Abortion is common (1 in 4 American women will have an abortion at some point, and 42% of all unintended pregnancies end in abortion), so it seems like we should be able to take this right for granted. But we can’t. We must fight every day to preserve this basic right, and here’s why.
We fight because abortion is central to women’s freedom. With access to contraception and abortion, women can plan when and if they want to become mothers, which empowers them to pursue whatever life they want. This freedom and empowerment are why many people will celebrate Roe today, and why others are dedicated to dismantling the decision.
Empowered women are inconvenient. Empowered women won’t tolerate sexual harassment and abuse. They seek higher education with confidence, they compete for what used to be considered men’s jobs, and they end up being men’s bosses. Empowered women can earn a paycheck and enjoy sex outside of marriage if they choose to, and that has raised the bar for men in the post-Roe era. Empowered women expect true partnership, and when you don’t come through for them, they break up with you. Those who oppose equal opportunity for women in the public and private spheres have to oppose abortion’s legality, because they’re directly linked.
But it’s not fair to say every abortion opponent wants women to go back to the 1950s. There are those I think of as “honest abolitionists,” who are solely focused on their own religious or personal views about the moral status of embryos and fetuses, views which are different than those of millions of women and couples having abortions and their health care providers.
It’s this disagreement that led the Roe Court to determine that before viability, the moral status of embryos and fetuses is a matter for individual conscience, not legislation: “We need not resolve the difficult question of when life begins. When those trained in the respective disciplines of medicine, philosophy, and theology are unable to arrive at any consensus, the judiciary, at this point in the development of man's knowledge, is not in a position to speculate as to the answer.”

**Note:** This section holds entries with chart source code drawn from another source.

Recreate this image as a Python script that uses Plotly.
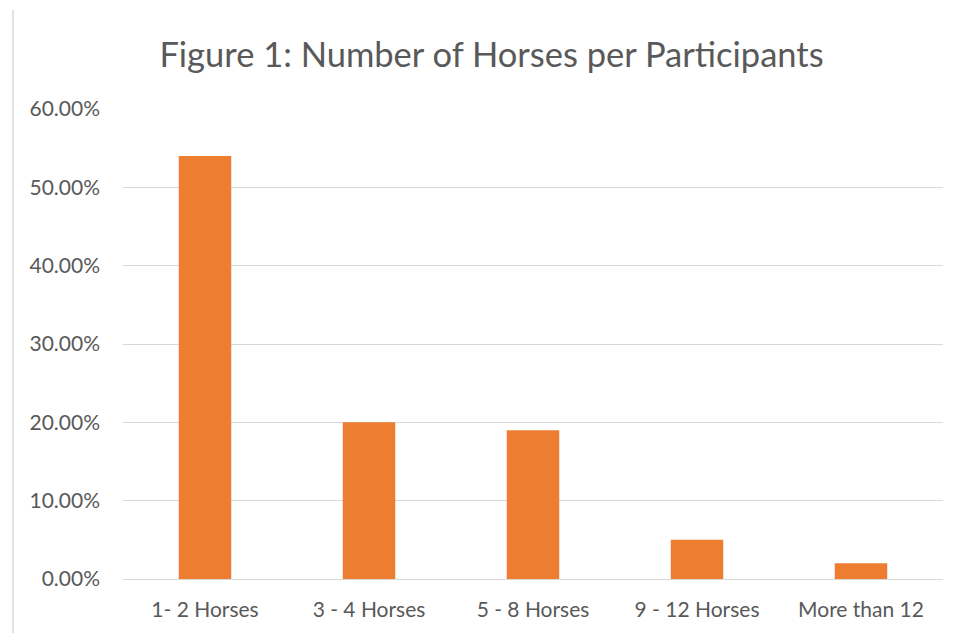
import plotly.graph_objects as go

categories = ["1- 2 Horses", "3 - 4 Horses", "5 - 8 Horses", "9 - 12 Horses", "More than 12"]
values = [0.54, 0.20, 0.19, 0.05, 0.02]
tick_vals = [0, 0.1, 0.2, 0.3, 0.4, 0.5, 0.6]
tick_text = ["0.00%", "10.00%", "20.00%", "30.00%", "40.00%", "50.00%", "60.00%"]

W, H = 956, 633
OFF = 8  # page body margin
L, T = 123 - OFF, 109 - OFF
pw, ph = 820, 470
R, B = W - L - pw, H - T - ph

fig = go.Figure(go.Bar(x=categories, y=values, marker=dict(color="#ED7D31", line=dict(width=0))))

fig.update_layout(
    width=W, height=H,
    margin=dict(l=L, r=R, t=T, b=B),
    paper_bgcolor="white", plot_bgcolor="white",
    font=dict(family="Lato", color="#595959", size=21),
    title=dict(text="Figure 1: Number of Horses per Participants",
               x=(491.5 - OFF) / W, xanchor="center",
               y=1 - (55 - OFF) / H, yanchor="middle", font=dict(size=34.5, color="#595959")),
    bargap=0.68,
    showlegend=False,
)
fig.update_yaxes(range=[0, 0.6], tickvals=tick_vals, ticktext=tick_text, showgrid=True,
                 gridcolor="#d9d9d9", gridwidth=1, zeroline=False, showline=False,
                 ticks="", ticklabelstandoff=22)
fig.update_xaxes(showline=True, linecolor="#d9d9d9", linewidth=1, ticks="", ticklabelstandoff=12)

xline = (13 - OFF - L) / pw
fig.add_shape(type="line", xref="paper", yref="paper",
              x0=xline, x1=xline, y0=(ph + T - (10 - OFF)) / ph, y1=-B / ph,
              line=dict(color="#d9d9d9", width=1.5))

fig.write_html("out.html")
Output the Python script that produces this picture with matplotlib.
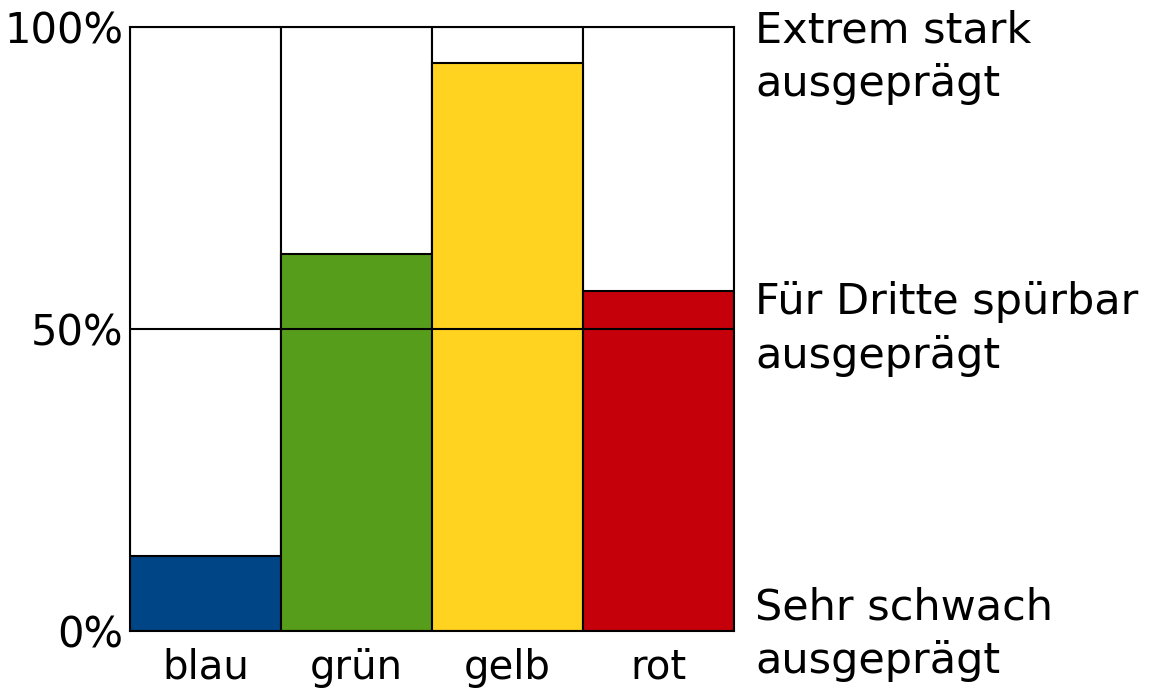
import matplotlib
matplotlib.use("Agg")
import matplotlib.pyplot as plt

categories = ["blau", "grün", "gelb", "rot"]
values = [0.125, 0.625, 0.94, 0.563]
colors = ["#004586", "#579d1c", "#ffd320", "#c5000b"]
ytick_vals = [0.0, 0.5, 1.0]
ytick_labels = ["0%", "50%", "100%"]
right_labels = ["Sehr schwach\nausgeprägt", "Für Dritte spürbar\nausgeprägt", "Extrem stark\nausgeprägt"]
right_label_pos = [-0.005, 0.5, 0.95]

plt.rcParams['font.family'] = ['DejaVu Sans']

fig = plt.figure(figsize=(11.51, 6.92), dpi=100)
ax = fig.add_axes([130/1151, (692-631)/692, (734-130)/1151, (631-27)/692])

x = list(range(len(categories)))
ax.bar(x, [1.0]*len(x), width=1.0, facecolor="white", edgecolor="black", linewidth=1.5, zorder=1)
ax.bar(x, values, width=1.0, color=colors, edgecolor="black", linewidth=1.5, zorder=2)
ax.axhline(0.5, color="black", linewidth=1.5, zorder=3)

ax.set_xlim(-0.5, len(x) - 0.5)
ax.set_ylim(0, 1)
ax.set_xticks(x)
ax.set_xticklabels(categories, fontsize=29)
ax.set_yticks(ytick_vals)
ax.set_yticklabels(ytick_labels, fontsize=30)
ax.tick_params(axis='x', length=0, pad=12)
ax.tick_params(axis='y', length=0, pad=5)
for s in ax.spines.values():
    s.set_linewidth(1.5)
    s.set_zorder(4)

for yv, lab in zip(right_label_pos, right_labels):
    ax.text(1.035, yv, lab, transform=ax.transAxes, fontsize=31,
            va="center", ha="left", linespacing=1.35)

fig.savefig("out.png", dpi=100)
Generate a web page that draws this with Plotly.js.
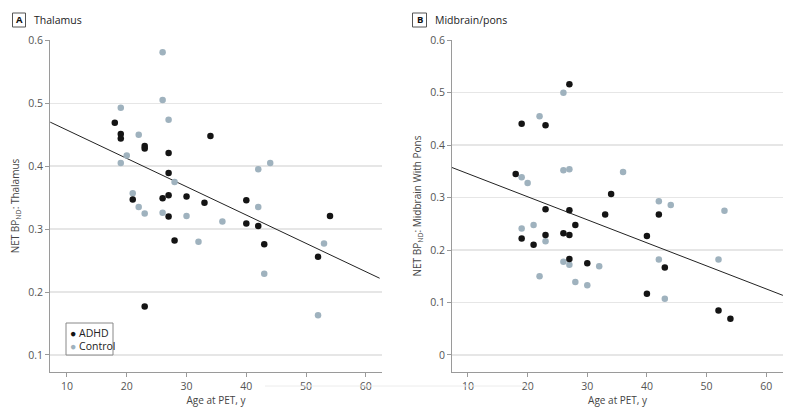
<!DOCTYPE html>
<html><head><meta charset="utf-8">
<script src="https://cdn.plot.ly/plotly-3.0.1.min.js"></script>
<style>html,body{margin:0;padding:0;background:#fff}#chart{width:800px;height:413px}</style>
</head><body><div id="chart"></div>
<script>
// Panel A: Thalamus
const adhdAgeA = [18,19,19,34,23,23,27,27,21,26,27,30,33,40,27,40,42,28,23,54,43,52];
const adhdValA = [0.469,0.451,0.444,0.448,0.432,0.428,0.421,0.389,0.347,0.349,0.354,0.352,0.342,0.346,0.320,0.309,0.305,0.282,0.177,0.321,0.276,0.256];
const ctrlAgeA = [26,26,19,27,22,20,19,28,21,42,44,22,23,26,30,36,32,42,53,43,52];
const ctrlValA = [0.581,0.505,0.493,0.474,0.450,0.417,0.405,0.375,0.357,0.395,0.405,0.335,0.325,0.326,0.321,0.312,0.280,0.335,0.277,0.229,0.163];
const fitAgeA = [7.2,62.3];
const fitValA = [0.470,0.222];

// Panel B: Midbrain/pons
const adhdAgeB = [27,19,23,18,34,23,27,33,28,19,23,26,27,21,27,30,42,40,43,40,52,54];
const adhdValB = [0.516,0.441,0.438,0.345,0.307,0.278,0.276,0.268,0.248,0.222,0.229,0.232,0.229,0.210,0.183,0.175,0.268,0.227,0.167,0.117,0.085,0.069];
const ctrlAgeB = [26,22,19,20,26,27,36,19,21,23,26,27,32,22,28,30,42,44,53,42,52,43];
const ctrlValB = [0.500,0.455,0.339,0.328,0.352,0.354,0.349,0.241,0.248,0.217,0.178,0.172,0.169,0.150,0.139,0.133,0.293,0.286,0.275,0.182,0.182,0.107];
const fitAgeB = [7.3,62.8];
const fitValB = [0.3575,0.1137];

const xTicks = [10,20,30,40,50,60];
const yTicksA = [0.1,0.2,0.3,0.4,0.5,0.6];
const yTickTextA = ['0.1','0.2','0.3','0.4','0.5','0.6'];
const yTicksB = [0,0.1,0.2,0.3,0.4,0.5,0.6];
const yTickTextB = ['0','0.1','0.2','0.3','0.4','0.5','0.6'];

const groupNames = ['ADHD','Control'];
const panelLabels = ['A','B'];
const panelTitles = ['Thalamus','Midbrain/pons'];

const ADHD_COLOR = '#141414';
const CTRL_COLOR = '#9fb2be';
const FONT = '"Open Sans", "Noto Sans", Arial, sans-serif';

function pts(x, y, color, xa, ya, name){
  return {x:x, y:y, type:'scatter', mode:'markers', name:name, xaxis:xa, yaxis:ya,
    marker:{color:color, size:6.5}, showlegend:false, hoverinfo:'x+y'};
}
function fit(x, y, xa, ya){
  return {x:x, y:y, type:'scatter', mode:'lines', xaxis:xa, yaxis:ya,
    line:{color:'#222', width:1}, showlegend:false, hoverinfo:'skip'};
}

const data = [
  fit(fitAgeA, fitValA, 'x', 'y'),
  pts(ctrlAgeA, ctrlValA, CTRL_COLOR, 'x', 'y', groupNames[1]),
  pts(adhdAgeA, adhdValA, ADHD_COLOR, 'x', 'y', groupNames[0]),
  fit(fitAgeB, fitValB, 'x2', 'y2'),
  pts(ctrlAgeB, ctrlValB, CTRL_COLOR, 'x2', 'y2', groupNames[1]),
  pts(adhdAgeB, adhdValB, ADHD_COLOR, 'x2', 'y2', groupNames[0])
];

const tickFont = {family:FONT, size:10.5, color:'#555'};
const titleFont = {family:FONT, size:10, color:'#444'};

function xax(domain, range, anchor){
  return {domain:domain, range:range, anchor:anchor, tickvals:xTicks, ticktext:xTicks.map(String),
    showgrid:false, zeroline:false, showline:true, linecolor:'#9a9a9a', linewidth:1,
    ticks:'outside', ticklen:4, tickcolor:'#9a9a9a', tickfont:tickFont,
    title:{text:'Age at PET, y', font:titleFont, standoff:3}};
}
function yax(range, anchor, tv, tt, title){
  return {domain:[0.0993,0.9031], range:range, anchor:anchor, tickvals:tv, ticktext:tt,
    showgrid:true, gridcolor:'#e6e6e6', gridwidth:1.5, zeroline:false, showline:true,
    linecolor:'#9a9a9a', linewidth:1, ticks:'outside', ticklen:4, tickcolor:'#9a9a9a',
    tickfont:tickFont, title:{text:title, font:titleFont, standoff:6}};
}

const annotations = [
  {text:'<b>'+panelLabels[0]+'</b>', x:19, y:20, font:{family:FONT,size:9.5,color:'#111'}},
  {text:panelTitles[0], x:32, y:20, xanchor:'left', font:{family:FONT,size:10.5,color:'#222'}},
  {text:'<b>'+panelLabels[1]+'</b>', x:419.5, y:20, font:{family:FONT,size:9.5,color:'#111'}},
  {text:panelTitles[1], x:433, y:20, xanchor:'left', font:{family:FONT,size:10.5,color:'#222'}},
  {text:'<span style="color:'+ADHD_COLOR+'">●</span> '+groupNames[0], x:68, y:333, xanchor:'left', font:{family:FONT,size:10.5,color:'#222'}},
  {text:'<span style="color:'+CTRL_COLOR+'">●</span> '+groupNames[1], x:68, y:345.5, xanchor:'left', font:{family:FONT,size:10.5,color:'#222'}}
].map(a => Object.assign({xref:'paper', yref:'paper', showarrow:false, yanchor:'middle', xanchor:'center'}, a, {x:a.x/800, y:(413-a.y)/413}));

const shapes = [
  {type:'rect', xref:'paper', yref:'paper', x0:12.5/800, x1:25.5/800, y0:(413-27)/413, y1:(413-13)/413, line:{color:'#555', width:1}},
  {type:'rect', xref:'paper', yref:'paper', x0:412.5/800, x1:426.5/800, y0:(413-27)/413, y1:(413-13)/413, line:{color:'#555', width:1}},
  {type:'rect', xref:'paper', yref:'paper', x0:66/800, x1:113/800, y0:(413-355)/413, y1:(413-323)/413, line:{color:'#888', width:1}, fillcolor:'#fff', layer:'above'},
  {type:'line', xref:'paper', yref:'paper', x0:265/800, x1:530/800, y0:(413-386)/413, y1:(413-386)/413, line:{color:'#ececec', width:1}}
];

const layout = {
  width:800, height:413,
  margin:{l:0, r:0, t:0, b:0},
  paper_bgcolor:'#fff', plot_bgcolor:'#fff',
  font:{family:FONT},
  showlegend:false,
  xaxis: xax([0.0625,0.4775], [7.16,62.7], 'y'),
  yaxis: yax([0.073,0.6005], 'x', yTicksA, yTickTextA, 'NET BP<sub>ND</sub>: Thalamus'),
  xaxis2: xax([0.565,0.979], [7.32,62.85], 'y2'),
  yaxis2: yax([-0.0324,0.6005], 'x2', yTicksB, yTickTextB, 'NET BP<sub>ND</sub>: Midbrain With Pons'),
  annotations: annotations,
  shapes: shapes
};

Plotly.newPlot('chart', data, layout, {displayModeBar:false, staticPlot:true});
</script>
</body></html>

Women and couples facing unintended pregnancies are all moral agents who think about the ethics of abortion. While some conclude it is not morally permissible, for others it is the moral, ethical and best decision for them.
We need not reach a national consensus on the moral status of embryos and fetuses. What we need consensus on is our shared value of pluralism. Americans may always disagree on abortion, just as they disagree on religion, politics, and so many other things. At the ACLU what we agree on is women’s freedom, respect for neighbors who see the world differently than we do, and a constitution that prevents the government from altering the course of your life based on someone else’s vision of morality.
All these reasons and more are why today I celebrate Roe, and every other day of the year I fight to defend her.
Katie Watson is Senior Counsel at the Women’s and Reproductive Rights Project of the ACLU-IL, a bioethics professor at Northwestern’s Feinberg School of Medicine, and the author of Scarlet A: The Ethics, Law and Politics of Ordinary Abortion.